Problem to solve >> In the entries below, count every line containing "that". Return the number and nothing else.

Stored records >>
------

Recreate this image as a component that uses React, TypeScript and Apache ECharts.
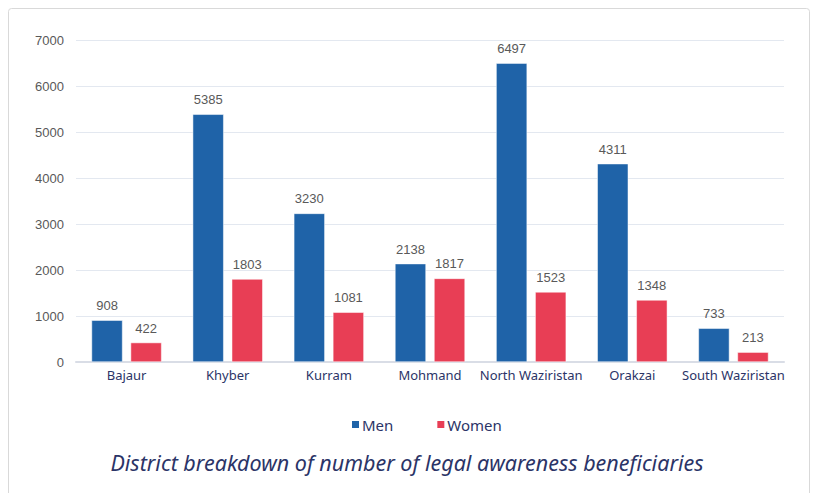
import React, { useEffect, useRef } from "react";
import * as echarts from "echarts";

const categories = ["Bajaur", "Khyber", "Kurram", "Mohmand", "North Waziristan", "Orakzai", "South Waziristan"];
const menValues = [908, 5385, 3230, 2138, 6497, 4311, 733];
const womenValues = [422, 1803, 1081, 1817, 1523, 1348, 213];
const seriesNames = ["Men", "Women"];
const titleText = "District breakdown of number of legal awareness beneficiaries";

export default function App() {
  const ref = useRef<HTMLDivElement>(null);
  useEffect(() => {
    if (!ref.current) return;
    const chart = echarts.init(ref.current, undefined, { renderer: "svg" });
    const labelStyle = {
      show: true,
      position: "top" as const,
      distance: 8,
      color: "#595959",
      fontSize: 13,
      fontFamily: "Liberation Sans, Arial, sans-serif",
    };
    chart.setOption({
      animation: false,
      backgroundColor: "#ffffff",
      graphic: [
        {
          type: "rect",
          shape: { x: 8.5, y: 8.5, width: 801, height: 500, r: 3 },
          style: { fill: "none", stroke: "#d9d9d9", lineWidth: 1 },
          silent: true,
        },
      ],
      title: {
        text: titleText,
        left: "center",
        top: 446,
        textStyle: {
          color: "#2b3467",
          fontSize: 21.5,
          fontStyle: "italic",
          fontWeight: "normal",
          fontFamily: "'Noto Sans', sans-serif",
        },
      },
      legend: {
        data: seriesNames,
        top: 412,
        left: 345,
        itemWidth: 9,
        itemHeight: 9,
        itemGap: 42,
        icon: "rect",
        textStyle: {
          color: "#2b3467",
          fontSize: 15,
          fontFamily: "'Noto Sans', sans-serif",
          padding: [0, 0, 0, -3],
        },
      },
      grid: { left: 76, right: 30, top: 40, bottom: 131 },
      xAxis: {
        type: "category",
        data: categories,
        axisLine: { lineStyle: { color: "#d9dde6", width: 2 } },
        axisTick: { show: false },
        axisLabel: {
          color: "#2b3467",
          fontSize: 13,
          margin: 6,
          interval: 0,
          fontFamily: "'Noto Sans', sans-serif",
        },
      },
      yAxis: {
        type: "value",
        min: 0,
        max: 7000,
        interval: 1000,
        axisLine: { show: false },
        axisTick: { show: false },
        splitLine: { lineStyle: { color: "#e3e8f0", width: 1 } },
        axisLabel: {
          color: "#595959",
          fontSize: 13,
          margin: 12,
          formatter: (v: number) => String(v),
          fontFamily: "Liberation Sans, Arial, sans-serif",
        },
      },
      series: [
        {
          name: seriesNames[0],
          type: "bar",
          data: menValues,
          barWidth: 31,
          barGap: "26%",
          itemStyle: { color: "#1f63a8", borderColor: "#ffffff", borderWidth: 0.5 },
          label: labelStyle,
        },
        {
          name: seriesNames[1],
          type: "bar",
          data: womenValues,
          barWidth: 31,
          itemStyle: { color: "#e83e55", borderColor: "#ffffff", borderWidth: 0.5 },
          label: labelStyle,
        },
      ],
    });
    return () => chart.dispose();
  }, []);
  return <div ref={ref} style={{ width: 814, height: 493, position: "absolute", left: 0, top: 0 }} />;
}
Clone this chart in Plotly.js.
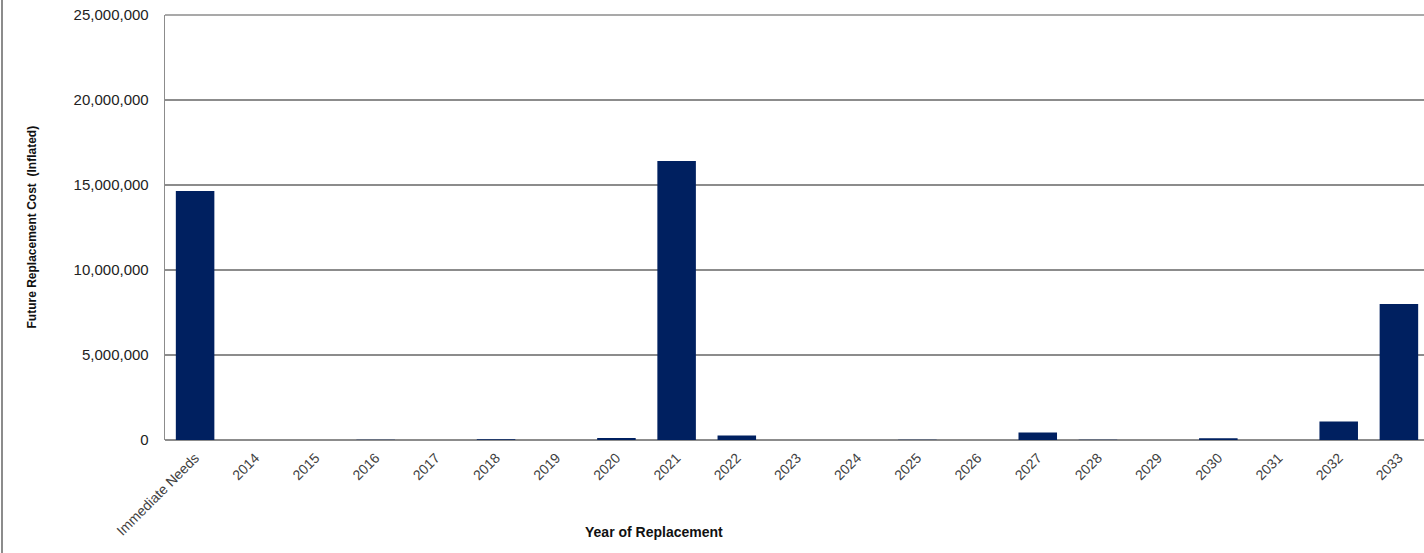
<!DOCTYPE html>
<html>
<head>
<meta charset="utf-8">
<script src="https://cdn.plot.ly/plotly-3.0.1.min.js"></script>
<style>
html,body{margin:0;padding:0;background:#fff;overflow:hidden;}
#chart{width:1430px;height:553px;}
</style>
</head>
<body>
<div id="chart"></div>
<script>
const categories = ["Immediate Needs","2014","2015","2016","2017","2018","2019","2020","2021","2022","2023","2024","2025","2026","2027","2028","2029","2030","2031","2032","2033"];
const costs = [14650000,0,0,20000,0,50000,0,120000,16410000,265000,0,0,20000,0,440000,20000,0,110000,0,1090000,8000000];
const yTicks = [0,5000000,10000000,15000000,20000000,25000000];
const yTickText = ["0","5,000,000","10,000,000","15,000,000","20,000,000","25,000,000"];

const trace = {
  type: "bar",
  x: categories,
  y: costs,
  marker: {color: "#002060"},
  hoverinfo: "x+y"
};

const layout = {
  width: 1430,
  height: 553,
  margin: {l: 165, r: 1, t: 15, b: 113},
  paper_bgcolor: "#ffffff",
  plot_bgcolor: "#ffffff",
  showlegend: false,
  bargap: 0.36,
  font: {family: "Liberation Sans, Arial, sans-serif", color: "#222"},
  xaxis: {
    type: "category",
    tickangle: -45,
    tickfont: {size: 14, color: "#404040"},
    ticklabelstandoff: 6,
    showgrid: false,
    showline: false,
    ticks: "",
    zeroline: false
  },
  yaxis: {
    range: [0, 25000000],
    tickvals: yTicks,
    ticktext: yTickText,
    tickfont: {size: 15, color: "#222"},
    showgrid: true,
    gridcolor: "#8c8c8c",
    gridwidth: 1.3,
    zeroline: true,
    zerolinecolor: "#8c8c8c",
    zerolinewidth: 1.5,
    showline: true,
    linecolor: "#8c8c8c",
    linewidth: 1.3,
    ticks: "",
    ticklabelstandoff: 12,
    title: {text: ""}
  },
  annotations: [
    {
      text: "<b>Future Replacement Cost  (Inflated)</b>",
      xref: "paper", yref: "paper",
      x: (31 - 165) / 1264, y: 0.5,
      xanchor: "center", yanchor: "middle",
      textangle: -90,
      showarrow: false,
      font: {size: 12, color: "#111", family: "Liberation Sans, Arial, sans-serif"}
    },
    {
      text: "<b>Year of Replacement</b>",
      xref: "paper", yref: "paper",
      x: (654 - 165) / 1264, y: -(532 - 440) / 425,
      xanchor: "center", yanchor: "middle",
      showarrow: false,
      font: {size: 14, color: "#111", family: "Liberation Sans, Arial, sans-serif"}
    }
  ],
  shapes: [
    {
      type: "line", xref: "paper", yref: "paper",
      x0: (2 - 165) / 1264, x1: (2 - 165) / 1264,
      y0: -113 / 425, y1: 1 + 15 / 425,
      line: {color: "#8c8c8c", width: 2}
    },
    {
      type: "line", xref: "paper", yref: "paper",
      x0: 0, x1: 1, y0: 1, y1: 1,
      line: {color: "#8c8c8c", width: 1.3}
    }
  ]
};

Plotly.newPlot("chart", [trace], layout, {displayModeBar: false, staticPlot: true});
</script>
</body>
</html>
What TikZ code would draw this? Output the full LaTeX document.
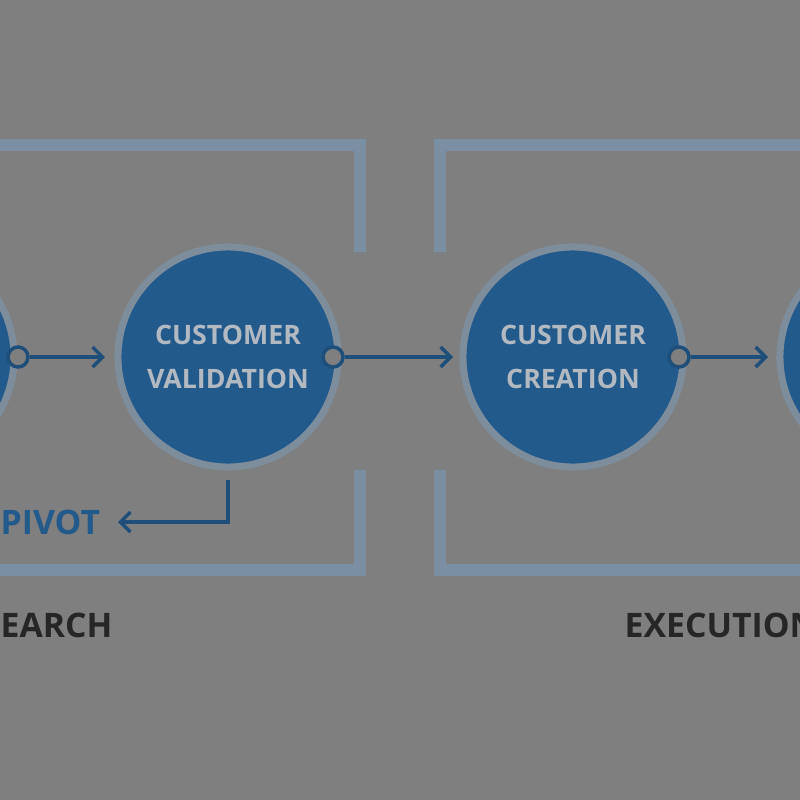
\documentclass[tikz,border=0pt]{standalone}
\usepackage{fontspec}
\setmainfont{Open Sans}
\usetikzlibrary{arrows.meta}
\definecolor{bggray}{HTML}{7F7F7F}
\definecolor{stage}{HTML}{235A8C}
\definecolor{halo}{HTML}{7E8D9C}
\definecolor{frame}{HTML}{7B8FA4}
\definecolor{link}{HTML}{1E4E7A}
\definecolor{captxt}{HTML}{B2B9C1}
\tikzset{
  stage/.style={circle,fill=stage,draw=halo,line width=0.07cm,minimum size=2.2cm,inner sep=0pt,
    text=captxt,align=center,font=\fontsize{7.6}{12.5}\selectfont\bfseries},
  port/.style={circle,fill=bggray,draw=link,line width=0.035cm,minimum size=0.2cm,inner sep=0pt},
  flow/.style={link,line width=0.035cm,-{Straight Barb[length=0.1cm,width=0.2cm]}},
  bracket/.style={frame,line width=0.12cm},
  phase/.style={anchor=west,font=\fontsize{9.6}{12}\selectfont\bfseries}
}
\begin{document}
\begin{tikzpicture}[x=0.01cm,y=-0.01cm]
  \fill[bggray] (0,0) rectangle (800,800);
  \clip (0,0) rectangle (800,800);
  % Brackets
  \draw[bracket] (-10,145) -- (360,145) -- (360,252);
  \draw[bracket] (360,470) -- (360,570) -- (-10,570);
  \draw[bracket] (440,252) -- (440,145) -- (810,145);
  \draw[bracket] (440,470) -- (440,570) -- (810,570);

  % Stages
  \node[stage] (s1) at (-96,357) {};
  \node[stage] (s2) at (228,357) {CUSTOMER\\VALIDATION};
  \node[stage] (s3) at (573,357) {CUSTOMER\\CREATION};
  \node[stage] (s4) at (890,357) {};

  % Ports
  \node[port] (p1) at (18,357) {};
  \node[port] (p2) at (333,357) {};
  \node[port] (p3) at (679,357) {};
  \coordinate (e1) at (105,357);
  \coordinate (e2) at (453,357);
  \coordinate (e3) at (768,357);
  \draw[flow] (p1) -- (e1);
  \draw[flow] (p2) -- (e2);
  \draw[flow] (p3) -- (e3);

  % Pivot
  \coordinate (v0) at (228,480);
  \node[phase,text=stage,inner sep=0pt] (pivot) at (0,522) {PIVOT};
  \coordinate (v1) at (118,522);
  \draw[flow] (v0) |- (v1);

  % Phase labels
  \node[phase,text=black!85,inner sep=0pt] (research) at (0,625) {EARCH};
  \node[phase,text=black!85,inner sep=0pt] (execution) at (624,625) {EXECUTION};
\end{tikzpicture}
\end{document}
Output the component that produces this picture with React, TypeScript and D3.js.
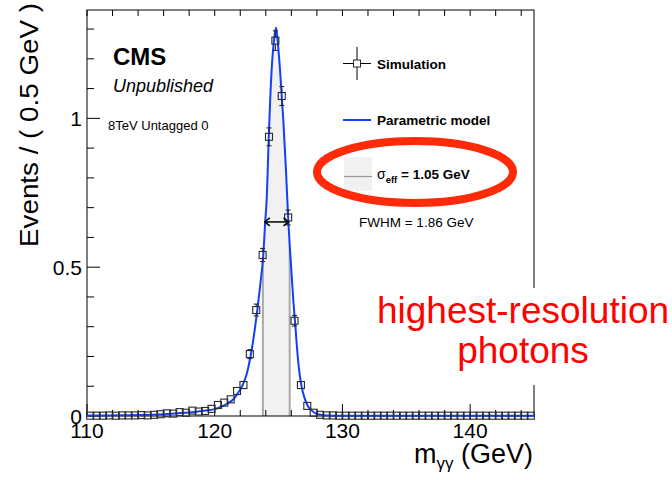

------

Result below >> 2